* Work to complete
Extract only the lines running from the top of the entries to the line that holds "const xAxisTitle = 'removing". Include that line and omit the pictures.

* Stored records
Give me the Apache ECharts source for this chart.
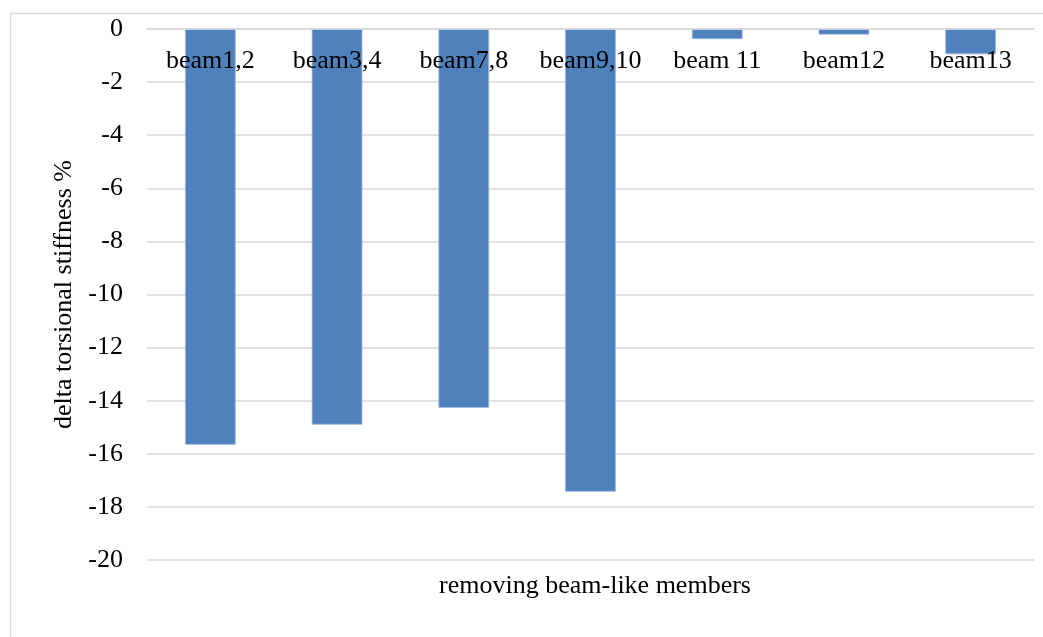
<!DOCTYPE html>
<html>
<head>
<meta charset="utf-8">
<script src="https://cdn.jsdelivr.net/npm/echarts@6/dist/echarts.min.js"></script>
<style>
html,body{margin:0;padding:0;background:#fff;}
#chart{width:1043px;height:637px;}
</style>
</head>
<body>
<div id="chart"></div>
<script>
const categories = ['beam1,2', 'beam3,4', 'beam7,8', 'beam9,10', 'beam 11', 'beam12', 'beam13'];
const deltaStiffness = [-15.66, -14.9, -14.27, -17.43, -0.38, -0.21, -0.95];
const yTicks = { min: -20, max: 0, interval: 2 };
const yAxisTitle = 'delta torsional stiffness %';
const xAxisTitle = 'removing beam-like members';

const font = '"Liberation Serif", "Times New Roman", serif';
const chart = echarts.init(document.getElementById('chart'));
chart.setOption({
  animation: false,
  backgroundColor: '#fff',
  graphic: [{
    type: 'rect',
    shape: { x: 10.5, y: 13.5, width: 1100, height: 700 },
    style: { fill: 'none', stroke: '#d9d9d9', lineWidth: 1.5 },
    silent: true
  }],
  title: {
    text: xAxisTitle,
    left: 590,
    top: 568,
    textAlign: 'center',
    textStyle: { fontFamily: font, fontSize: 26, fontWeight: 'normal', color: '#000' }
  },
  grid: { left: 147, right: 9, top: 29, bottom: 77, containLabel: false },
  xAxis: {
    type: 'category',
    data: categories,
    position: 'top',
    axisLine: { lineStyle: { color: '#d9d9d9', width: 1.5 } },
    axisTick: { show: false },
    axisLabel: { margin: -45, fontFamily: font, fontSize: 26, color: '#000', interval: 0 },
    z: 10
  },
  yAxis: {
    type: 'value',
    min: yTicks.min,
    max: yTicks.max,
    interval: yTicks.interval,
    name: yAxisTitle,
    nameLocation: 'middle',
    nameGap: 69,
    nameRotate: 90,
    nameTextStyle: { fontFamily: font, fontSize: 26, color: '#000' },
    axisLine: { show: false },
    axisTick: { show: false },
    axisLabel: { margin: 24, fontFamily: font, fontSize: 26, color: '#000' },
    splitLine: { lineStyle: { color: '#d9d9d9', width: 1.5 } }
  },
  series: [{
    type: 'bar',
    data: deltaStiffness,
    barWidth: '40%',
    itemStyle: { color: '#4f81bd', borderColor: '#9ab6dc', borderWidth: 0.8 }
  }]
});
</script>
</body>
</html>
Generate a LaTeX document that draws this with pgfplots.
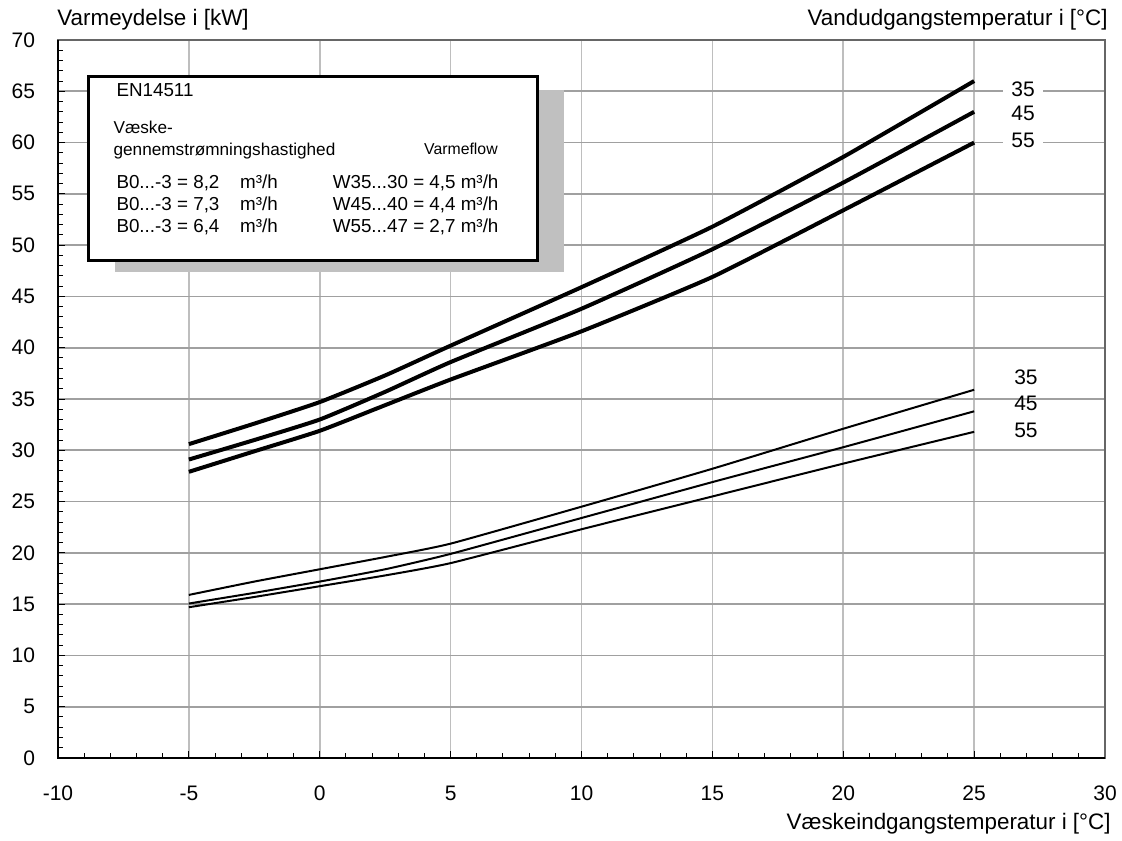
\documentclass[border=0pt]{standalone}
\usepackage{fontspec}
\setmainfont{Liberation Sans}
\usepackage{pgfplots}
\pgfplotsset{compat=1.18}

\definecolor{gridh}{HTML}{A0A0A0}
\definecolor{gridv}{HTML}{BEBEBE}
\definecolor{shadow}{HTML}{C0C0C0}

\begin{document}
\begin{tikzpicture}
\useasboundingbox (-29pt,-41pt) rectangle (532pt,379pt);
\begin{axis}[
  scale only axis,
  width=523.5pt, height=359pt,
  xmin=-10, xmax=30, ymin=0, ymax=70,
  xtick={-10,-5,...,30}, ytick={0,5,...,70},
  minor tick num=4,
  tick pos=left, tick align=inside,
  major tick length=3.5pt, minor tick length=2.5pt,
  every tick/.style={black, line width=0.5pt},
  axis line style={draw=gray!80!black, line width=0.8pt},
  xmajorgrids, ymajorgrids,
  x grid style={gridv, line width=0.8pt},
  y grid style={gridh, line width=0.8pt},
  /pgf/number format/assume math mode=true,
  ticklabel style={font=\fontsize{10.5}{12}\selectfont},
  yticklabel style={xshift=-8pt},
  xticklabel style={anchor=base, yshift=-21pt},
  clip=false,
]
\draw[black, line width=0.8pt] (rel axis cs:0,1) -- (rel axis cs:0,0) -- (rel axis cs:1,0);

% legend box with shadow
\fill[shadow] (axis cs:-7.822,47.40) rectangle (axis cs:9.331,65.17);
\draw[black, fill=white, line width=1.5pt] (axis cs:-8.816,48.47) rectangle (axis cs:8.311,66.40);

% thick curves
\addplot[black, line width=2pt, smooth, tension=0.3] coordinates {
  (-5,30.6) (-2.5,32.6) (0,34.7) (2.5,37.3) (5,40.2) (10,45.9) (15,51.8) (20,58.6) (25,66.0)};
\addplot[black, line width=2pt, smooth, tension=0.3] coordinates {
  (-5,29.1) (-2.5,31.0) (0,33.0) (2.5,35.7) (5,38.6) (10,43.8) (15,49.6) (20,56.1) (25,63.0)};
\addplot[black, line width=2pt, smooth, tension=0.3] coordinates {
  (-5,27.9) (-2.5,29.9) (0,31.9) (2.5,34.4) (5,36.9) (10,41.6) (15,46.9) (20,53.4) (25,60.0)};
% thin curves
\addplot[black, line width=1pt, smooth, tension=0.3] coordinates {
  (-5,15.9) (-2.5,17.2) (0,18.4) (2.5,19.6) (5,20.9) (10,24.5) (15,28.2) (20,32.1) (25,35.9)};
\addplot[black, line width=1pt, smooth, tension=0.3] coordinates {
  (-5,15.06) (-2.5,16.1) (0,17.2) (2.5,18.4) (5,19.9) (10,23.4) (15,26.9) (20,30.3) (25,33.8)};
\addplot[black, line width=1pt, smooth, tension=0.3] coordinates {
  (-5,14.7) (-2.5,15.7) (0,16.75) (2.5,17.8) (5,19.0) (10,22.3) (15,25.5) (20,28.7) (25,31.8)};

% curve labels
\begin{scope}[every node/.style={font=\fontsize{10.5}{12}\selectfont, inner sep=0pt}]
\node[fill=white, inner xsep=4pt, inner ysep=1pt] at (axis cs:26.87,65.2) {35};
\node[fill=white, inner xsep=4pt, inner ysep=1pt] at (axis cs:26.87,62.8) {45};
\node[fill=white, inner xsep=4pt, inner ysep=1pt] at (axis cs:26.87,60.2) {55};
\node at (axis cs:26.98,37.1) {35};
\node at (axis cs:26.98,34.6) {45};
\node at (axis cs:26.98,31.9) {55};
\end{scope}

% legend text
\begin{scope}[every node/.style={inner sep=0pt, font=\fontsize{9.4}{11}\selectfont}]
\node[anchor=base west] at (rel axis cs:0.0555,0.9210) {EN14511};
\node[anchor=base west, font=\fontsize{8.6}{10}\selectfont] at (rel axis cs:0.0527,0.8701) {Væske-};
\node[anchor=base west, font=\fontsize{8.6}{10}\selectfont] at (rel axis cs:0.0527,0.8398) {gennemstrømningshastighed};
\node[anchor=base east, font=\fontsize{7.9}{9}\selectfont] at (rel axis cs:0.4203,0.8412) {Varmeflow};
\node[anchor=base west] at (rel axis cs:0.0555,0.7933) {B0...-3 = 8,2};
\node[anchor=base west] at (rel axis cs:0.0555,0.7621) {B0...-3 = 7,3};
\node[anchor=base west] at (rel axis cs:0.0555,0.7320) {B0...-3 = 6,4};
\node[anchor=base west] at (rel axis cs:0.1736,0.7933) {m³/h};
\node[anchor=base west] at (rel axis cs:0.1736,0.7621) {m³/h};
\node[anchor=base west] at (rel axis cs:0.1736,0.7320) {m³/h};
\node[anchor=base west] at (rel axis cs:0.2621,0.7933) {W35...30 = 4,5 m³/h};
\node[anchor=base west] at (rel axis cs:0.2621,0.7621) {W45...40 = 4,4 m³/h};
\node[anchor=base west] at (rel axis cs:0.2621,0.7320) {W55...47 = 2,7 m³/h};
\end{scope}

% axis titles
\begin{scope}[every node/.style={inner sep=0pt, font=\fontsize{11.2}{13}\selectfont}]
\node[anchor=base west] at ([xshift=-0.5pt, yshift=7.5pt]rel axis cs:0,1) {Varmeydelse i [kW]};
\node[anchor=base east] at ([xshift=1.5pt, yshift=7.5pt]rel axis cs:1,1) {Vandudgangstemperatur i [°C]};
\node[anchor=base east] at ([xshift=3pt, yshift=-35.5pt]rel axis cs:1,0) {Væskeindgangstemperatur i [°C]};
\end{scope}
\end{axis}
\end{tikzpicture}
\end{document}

* Written response
Give me the Apache ECharts source for this chart.
<!DOCTYPE html>
<html>
<head>
<meta charset="utf-8">
<script src="https://cdn.jsdelivr.net/npm/echarts@6/dist/echarts.min.js"></script>
<style>
html,body{margin:0;padding:0;background:#fff;}
#chart{width:1043px;height:637px;}
</style>
</head>
<body>
<div id="chart"></div>
<script>
const categories = ['beam1,2', 'beam3,4', 'beam7,8', 'beam9,10', 'beam 11', 'beam12', 'beam13'];
const deltaStiffness = [-15.66, -14.9, -14.27, -17.43, -0.38, -0.21, -0.95];
const yTicks = { min: -20, max: 0, interval: 2 };
const yAxisTitle = 'delta torsional stiffness %';
const xAxisTitle = 'removing beam-like members';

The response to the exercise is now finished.